(Rows from a dataset of charts and code)
□ □ □
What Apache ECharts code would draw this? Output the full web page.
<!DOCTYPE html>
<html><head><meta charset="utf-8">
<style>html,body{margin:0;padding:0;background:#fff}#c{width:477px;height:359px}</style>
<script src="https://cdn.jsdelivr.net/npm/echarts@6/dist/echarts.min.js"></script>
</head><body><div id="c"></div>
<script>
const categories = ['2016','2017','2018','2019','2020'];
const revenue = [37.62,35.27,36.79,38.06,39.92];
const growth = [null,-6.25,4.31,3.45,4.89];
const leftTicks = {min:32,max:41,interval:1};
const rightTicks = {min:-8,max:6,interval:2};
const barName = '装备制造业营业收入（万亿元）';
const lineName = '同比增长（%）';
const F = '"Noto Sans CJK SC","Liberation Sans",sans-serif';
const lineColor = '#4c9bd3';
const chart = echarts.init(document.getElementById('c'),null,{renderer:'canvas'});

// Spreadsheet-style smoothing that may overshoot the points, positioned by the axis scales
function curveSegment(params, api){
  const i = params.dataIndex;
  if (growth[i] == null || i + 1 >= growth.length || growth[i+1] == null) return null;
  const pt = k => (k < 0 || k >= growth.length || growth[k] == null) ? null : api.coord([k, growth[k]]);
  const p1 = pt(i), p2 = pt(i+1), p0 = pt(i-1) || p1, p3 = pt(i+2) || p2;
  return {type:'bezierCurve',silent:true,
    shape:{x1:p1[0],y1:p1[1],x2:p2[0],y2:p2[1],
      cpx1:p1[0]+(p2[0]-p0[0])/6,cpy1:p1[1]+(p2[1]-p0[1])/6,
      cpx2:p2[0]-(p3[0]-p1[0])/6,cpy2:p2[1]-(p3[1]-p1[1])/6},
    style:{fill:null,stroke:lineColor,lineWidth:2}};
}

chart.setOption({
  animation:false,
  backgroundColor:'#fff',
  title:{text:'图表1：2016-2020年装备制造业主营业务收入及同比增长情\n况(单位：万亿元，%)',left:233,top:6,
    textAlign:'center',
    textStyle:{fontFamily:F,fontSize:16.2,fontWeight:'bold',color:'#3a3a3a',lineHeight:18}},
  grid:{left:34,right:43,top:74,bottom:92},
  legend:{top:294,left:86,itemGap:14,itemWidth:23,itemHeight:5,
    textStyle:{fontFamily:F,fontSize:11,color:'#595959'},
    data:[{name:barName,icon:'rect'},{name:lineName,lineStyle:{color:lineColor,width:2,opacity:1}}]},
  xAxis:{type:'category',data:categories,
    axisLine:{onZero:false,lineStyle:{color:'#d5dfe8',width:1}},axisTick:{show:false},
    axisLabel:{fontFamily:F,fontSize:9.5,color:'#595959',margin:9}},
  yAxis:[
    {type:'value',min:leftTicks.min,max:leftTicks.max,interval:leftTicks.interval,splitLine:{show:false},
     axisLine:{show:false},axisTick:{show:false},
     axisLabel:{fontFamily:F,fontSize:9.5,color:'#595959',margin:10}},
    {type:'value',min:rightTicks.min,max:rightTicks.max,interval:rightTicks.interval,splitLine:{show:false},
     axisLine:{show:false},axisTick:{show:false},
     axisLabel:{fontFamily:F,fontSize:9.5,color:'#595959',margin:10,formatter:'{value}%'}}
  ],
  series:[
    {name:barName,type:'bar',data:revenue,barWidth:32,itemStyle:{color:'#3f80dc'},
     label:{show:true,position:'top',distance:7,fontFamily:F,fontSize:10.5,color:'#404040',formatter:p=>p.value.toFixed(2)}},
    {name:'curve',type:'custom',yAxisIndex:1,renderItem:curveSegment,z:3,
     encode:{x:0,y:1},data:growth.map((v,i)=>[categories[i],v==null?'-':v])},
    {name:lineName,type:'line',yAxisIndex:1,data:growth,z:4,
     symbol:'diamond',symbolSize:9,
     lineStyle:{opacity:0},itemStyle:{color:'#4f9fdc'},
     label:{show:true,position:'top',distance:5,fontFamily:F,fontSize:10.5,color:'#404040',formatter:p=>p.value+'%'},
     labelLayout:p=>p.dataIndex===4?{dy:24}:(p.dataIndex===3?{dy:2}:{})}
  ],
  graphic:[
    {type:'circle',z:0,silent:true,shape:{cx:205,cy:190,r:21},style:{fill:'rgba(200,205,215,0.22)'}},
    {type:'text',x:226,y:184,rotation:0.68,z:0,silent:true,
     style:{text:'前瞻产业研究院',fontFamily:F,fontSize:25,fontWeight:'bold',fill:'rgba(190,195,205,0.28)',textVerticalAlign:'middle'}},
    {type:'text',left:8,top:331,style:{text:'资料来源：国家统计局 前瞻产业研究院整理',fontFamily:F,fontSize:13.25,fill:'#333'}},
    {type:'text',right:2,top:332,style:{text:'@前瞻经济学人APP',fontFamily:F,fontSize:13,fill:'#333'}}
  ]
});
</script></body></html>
□ □ □
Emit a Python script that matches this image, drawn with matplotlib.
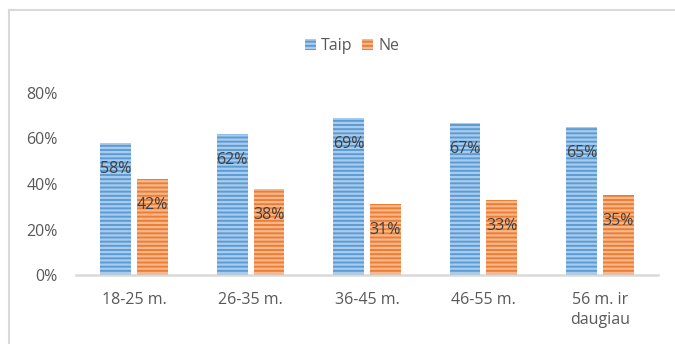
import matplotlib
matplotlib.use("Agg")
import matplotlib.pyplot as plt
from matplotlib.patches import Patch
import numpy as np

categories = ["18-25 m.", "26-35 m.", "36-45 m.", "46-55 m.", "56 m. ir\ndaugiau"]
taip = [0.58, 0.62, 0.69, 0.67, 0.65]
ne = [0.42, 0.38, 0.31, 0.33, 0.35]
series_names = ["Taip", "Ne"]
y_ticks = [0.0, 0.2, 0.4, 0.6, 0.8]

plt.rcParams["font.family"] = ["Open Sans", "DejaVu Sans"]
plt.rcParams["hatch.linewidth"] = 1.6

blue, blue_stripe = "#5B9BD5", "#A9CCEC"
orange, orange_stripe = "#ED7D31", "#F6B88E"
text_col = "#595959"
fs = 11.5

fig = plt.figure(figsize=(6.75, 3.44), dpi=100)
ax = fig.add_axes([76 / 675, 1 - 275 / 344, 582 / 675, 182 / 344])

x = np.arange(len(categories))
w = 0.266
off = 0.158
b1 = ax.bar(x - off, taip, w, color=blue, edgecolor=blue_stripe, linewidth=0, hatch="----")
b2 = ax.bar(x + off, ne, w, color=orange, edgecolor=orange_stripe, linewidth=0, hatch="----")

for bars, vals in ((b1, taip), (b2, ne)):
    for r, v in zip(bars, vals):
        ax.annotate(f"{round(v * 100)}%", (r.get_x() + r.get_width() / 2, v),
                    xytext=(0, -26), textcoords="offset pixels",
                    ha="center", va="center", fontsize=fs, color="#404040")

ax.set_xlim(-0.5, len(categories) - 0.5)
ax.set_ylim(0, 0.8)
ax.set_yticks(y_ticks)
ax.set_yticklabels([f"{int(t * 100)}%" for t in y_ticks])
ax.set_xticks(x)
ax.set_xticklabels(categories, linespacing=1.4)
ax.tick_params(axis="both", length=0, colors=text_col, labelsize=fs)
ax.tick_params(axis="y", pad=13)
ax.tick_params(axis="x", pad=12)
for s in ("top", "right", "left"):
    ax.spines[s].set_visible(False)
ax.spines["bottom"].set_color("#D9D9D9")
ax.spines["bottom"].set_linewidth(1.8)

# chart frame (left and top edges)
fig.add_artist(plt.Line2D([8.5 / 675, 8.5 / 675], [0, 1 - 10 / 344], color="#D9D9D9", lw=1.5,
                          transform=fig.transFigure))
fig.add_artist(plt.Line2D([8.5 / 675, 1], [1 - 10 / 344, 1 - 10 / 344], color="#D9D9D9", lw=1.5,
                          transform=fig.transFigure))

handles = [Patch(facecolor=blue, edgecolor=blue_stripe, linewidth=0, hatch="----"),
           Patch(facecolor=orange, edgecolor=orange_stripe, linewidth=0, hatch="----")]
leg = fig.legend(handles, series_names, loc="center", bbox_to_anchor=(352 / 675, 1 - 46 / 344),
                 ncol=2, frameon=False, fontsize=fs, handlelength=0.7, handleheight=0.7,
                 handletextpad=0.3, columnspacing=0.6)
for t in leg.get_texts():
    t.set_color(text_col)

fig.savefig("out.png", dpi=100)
□ □ □
Repeat exactly the lines above, from the line that contains "Emit a Python" down through the line that contains "import numpy as np". Include both of those lines and none of the pictures.

» Exercise response
Emit a Python script that matches this image, drawn with matplotlib.
import matplotlib
matplotlib.use("Agg")
import matplotlib.pyplot as plt
from matplotlib.patches import Patch
import numpy as np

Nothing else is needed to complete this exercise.